Now we'll see in our Safe Delete Conflicts window that this code is no longer valid.
Since
this was our only usage of the method we originally wanted to delete, we can select the
Rerun Safe Delete
button. This time when you press
OK on the Safe Delete dialog, the
getUsernameFromMessage
method will have been
removed.
Impact of deleting
IntelliJ's inspections can show you code that is unused, but if your code is going to be packaged as
a library for others to use, or exposes a public API in some other way, it's possible that some
public symbols may be marked as unused when in actual fact they are used by code that you do not
control. If public symbols appear to be unused, you should check if these are used by other systems
in some way.
Unused parameters, local variables, and private fields are good candidates for deletion as it
should be easy to see that deleting them does not impact any functionality.
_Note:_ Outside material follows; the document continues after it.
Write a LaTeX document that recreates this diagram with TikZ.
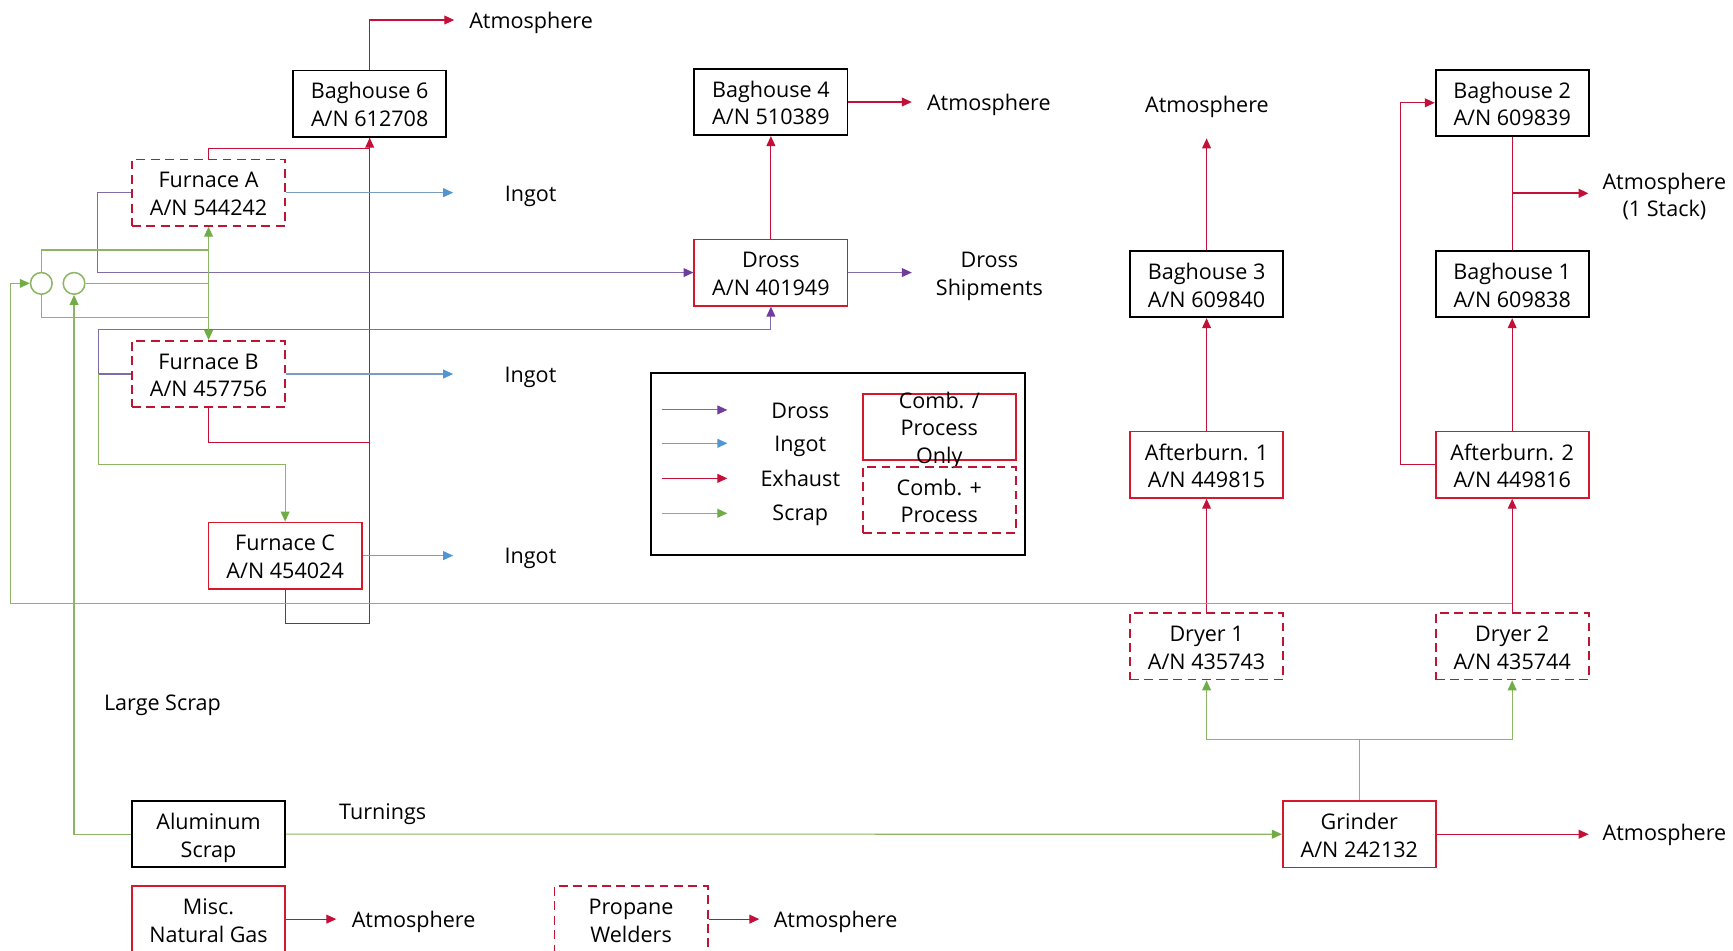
\documentclass[tikz,border=0pt]{standalone}
\usepackage{fontspec}
\setmainfont{Open Sans}
\usetikzlibrary{arrows.meta,calc}
\definecolor{exred}{RGB}{196,16,56}
\definecolor{boxred}{RGB}{214,24,44}
\definecolor{dashred}{RGB}{192,20,52}
\definecolor{scrapg}{RGB}{140,182,100}
\definecolor{scraptip}{RGB}{112,173,71}
\definecolor{drossp}{RGB}{128,108,168}
\definecolor{drosstip}{RGB}{112,60,160}
\definecolor{ingotb}{RGB}{120,158,196}
\definecolor{ingottip}{RGB}{80,150,210}
\newcommand\myfs{\fontsize{19.5}{25}\selectfont}
\newcommand\ftop{\rule{0pt}{22pt}}
\newcommand\fbot{\rule[-5.6pt]{0pt}{5.6pt}}
\begin{document}
\begin{tikzpicture}[x=1pt,y=-1pt,font=\myfs,
  base/.style={minimum width=138.5pt,minimum height=60pt,inner sep=0pt,align=center},
  blackbox/.style={base,draw=black,line width=1.6pt},
  redbox/.style={base,draw=boxred,line width=1.6pt},
  dashbox/.style={base,draw=dashred,line width=1.6pt,dash pattern=on 8pt off 5pt},
  lbl/.style={inner sep=0pt,anchor=base},
  lbl2/.style={inner sep=0pt,align=center},
  exl/.style={draw=exred,line width=1pt},
  exh/.style={exl,-{Triangle[length=9pt,width=8pt]}},
  scl/.style={draw=scrapg,line width=1pt},
  scr/.style={scl,-{Triangle[length=9pt,width=8pt,color=scraptip]}},
  scrb/.style={scl,{Triangle[length=9pt,width=8pt,color=scraptip]}-{Triangle[length=9pt,width=8pt,color=scraptip]}},
  drs/.style={draw=drossp,line width=1pt,-{Triangle[length=9pt,width=8pt,color=drosstip]}},
  ing/.style={draw=ingotb,line width=1pt,-{Triangle[length=9pt,width=8pt,color=ingottip]}},
  ring/.style={circle,draw=scrapg,line width=1.4pt,minimum size=19.6pt,inner sep=0pt}
]
\useasboundingbox (0,0) rectangle (1568,860);
\clip (0,0) rectangle (1568,860);

% ---------- boxes ----------
\node[blackbox] (bh6) at (334.5,93.8) {\ftop Baghouse 6\\A/N 612708\fbot};
\node[blackbox] (bh4) at (697.5,92.3) {\ftop Baghouse 4\\A/N 510389\fbot};
\node[dashbox] (fa) at (188.7,174.3) {\ftop Furnace A\\A/N 544242\fbot};
\node[redbox] (dross) at (697.5,246.6) {\ftop Dross\\A/N 401949\fbot};
\node[dashbox] (fb) at (188.7,338.4) {\ftop Furnace B\\A/N 457756\fbot};
\node[redbox] (fc) at (258,502.7) {\ftop Furnace C\\A/N 454024\fbot};
\node[blackbox] (bh3) at (1091.7,257.1) {\ftop Baghouse 3\\A/N 609840\fbot};
\node[blackbox] (bh2) at (1368.2,93) {\ftop Baghouse 2\\A/N 609839\fbot};
\node[blackbox] (bh1) at (1368.2,257.1) {\ftop Baghouse 1\\A/N 609838\fbot};
\node[redbox] (ab1) at (1091.7,420.5) {\ftop Afterburn. 1\\A/N 449815\fbot};
\node[redbox] (ab2) at (1368.2,420.5) {\ftop Afterburn. 2\\A/N 449816\fbot};
\node[dashbox] (dr1) at (1091.7,584.8) {\ftop Dryer 1\\A/N 435743\fbot};
\node[dashbox] (dr2) at (1368.2,584.8) {\ftop Dryer 2\\A/N 435744\fbot};
\node[redbox] (gr) at (1229.9,754.8) {\ftop Grinder\\A/N 242132\fbot};
\node[blackbox] (al) at (188.7,754.7) {\ftop Aluminum\\Scrap\fbot};
\node[redbox] (misc) at (188.7,831.6) {\ftop Misc.\\Natural Gas\fbot};
\node[dashbox] (prop) at (571,831.6) {\ftop Propane\\Welders\fbot};

% ---------- circles ----------
\node[ring] (c1) at (37.4,256.4) {};
\node[ring] (c2) at (67,256.4) {};

% ---------- labels ----------
\node[lbl] (atm6) at (480.5,25.6) {Atmosphere};
\node[lbl] (inga) at (480.1,181.9) {Ingot};
\node[lbl] (ingb) at (480,345.9) {Ingot};
\node[lbl] (ingc) at (480,509.7) {Ingot};
\node[lbl] (atm4) at (894.7,100.1) {Atmosphere};
\node[lbl2] (dship) at (895.2,246.5) {\ftop Dross\\Shipments\fbot};
\node[lbl] (atm3) at (1092,101.9) {Atmosphere};
\node[lbl2] (atms) at (1505.9,175.6) {\ftop Atmosphere\\(1 Stack)\fbot};
\node[lbl] (atmg) at (1506,760.1) {Atmosphere};
\node[lbl] (atmm) at (374.2,839.3) {Atmosphere};
\node[lbl] (atmp) at (756,839.3) {Atmosphere};
\node[lbl] (lscrap) at (147,642.4) {Large Scrap};
\node[lbl] (turn) at (346.2,741.3) {Turnings};

% ---------- free ends / junctions ----------
\coordinate (t6) at (411,18.1);
\coordinate (tia) at (410,174.3);
\coordinate (tib) at (410,338.4);
\coordinate (tic) at (410,502.7);
\coordinate (t4) at (825,92.3);
\coordinate (td) at (825,246.6);
\coordinate (t3) at (1091.7,125.2);
\coordinate (sj) at (1368.2,174.9);
\coordinate (ts) at (1437.2,174.9);
\coordinate (tg) at (1437.4,754.8);
\coordinate (tm) at (304.3,831.6);
\coordinate (tp) at (687,831.6);
\coordinate (jb) at (89.3,338.4);
\coordinate (pb) at (697.5,298.5);
\coordinate (gc) at (258,420.1);
\coordinate (v1) at (188.7,226.2);
\coordinate (v2) at (188.7,256.4);
\coordinate (v3) at (188.7,287.1);
\coordinate (rc) at (1368.2,545.9);
\coordinate (lc) at (9.7,545.9);

% ---------- exhaust ----------
\draw[exh] (bh6.north) |- (t6);
\draw[exl] (fa.north) -- ++(0,-9.5) -| (bh6.south);
\draw[exl] (fb.south) -- ++(0,31.2) -| (bh6.south);
\draw[exh] (fc.south) -- ++(0,30.6) -| (bh6.south);
\draw[exh] (dross.north) -- (bh4.south);
\draw[exh] (bh4.east) -- (t4);
\draw[exh] (dr1.north) -- (ab1.south);
\draw[exh] (dr2.north) -- (ab2.south);
\draw[exh] (ab1.north) -- (bh3.south);
\draw[exh] (ab2.north) -- (bh1.south);
\draw[exh] (bh3.north) -- (t3);
\draw[exh] (ab2.west) -- ++(-30.7,0) |- (bh2.west);
\draw[exl] (bh2.south) -- (bh1.north);
\draw[exh,line width=2pt] (sj) -- (ts);
\draw[exh] (gr.east) -- (tg);
\draw[exh] (misc.east) -- (tm);
\draw[exh] (prop.east) -- (tp);

% ---------- ingot ----------
\draw[ing] (fa.east) -- (tia);
\draw[ing] (fb.east) -- (tib);
\draw[ing] (fc.east) -- (tic);

% ---------- dross ----------
\draw[drs] (fa.west) -- ++(-30.2,0) |- (dross.west);
\draw[drs] (fb.west) -- (jb) |- (pb) -- (dross.south);
\draw[drs] (dross.east) -- (td);

% ---------- scrap ----------
\draw[scr] (jb) |- (gc) -- (fc.north);
\draw[scrb] (fa.south) -- (fb.north);
\draw[scl] (c1.north) |- (v1);
\draw[scl] (c2.east) -- (v2);
\draw[scl] (c1.south) |- (v3);
\draw[scr] (rc) -- (lc) |- (c1.west);
\draw[scr] (al.west) -| (c2.south);
\draw[scr] (al.east) -- (gr.west);
\draw[scr] (gr.north) -- ++(0,-55.2) -| (dr1.south);
\draw[scr] (gr.north) -- ++(0,-55.2) -| (dr2.south);

% ---------- legend ----------
\node[draw=black,line width=1.6pt,minimum width=338.4pt,minimum height=165pt,inner sep=0pt] (leg) at (758.2,419.7) {};
\node[redbox] (lcp) at (849.9,386.2) {};
\node[lbl2] (lcpt) at (849.9,386.2) {\ftop Comb. /\\Process\\Only\fbot};
\node[dashbox] (lcd) at (849.9,452.3) {\ftop Comb. +\\Process\fbot};
\coordinate (l1a) at (598.7,370.9); \coordinate (l1b) at (658.1,370.9);
\coordinate (l2a) at (598.7,401.1); \coordinate (l2b) at (658.1,401.1);
\coordinate (l3a) at (598.7,432.8); \coordinate (l3b) at (658.1,432.8);
\coordinate (l4a) at (598.7,464.4); \coordinate (l4b) at (658.1,464.4);
\draw[drs] (l1a) -- (l1b);
\draw[ing] (l2a) -- (l2b);
\draw[exh] (l3a) -- (l3b);
\draw[scr] (l4a) -- (l4b);
\node[lbl] (ld) at (724.1,378.5) {Dross};
\node[lbl] (li) at (724.1,408.6) {Ingot};
\node[lbl] (le) at (724.1,440.3) {Exhaust};
\node[lbl] (ls) at (724.1,470.5) {Scrap};
\end{tikzpicture}
\end{document}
Using safe delete to remove symbols, whether they were unused or not, lets you check before you
perform the refactoring that the areas impacted are the ones you expect, and gives you control
over the changes you wish to apply. However, still be aware of the caveat that public symbols
may be used by systems out of your control, so always exercise caution when deleting these.
Conclusion
IntelliJ IDEA has a number of automatic refactorings available, all of which aim to let you, the
developer, reshape your code in as low-impact way as possible. The aim is to make small, incremental
changes, all the time keeping the code in a state that compiles. The power of the refactoring capabilities
lies in chaining smaller changes together to move the code in the direction of some goal that you have in
mind: reducing duplication, removing unnecessary code, striving for simplicity, improving readability, or
some larger re-shaping of the design.
Small, simple changes are possible, even desirable, while working on new features or bug fixing, but
remember that larger changes may need to applied separately to differentiate between refactoring that
should not impact existing functionality and functional changes.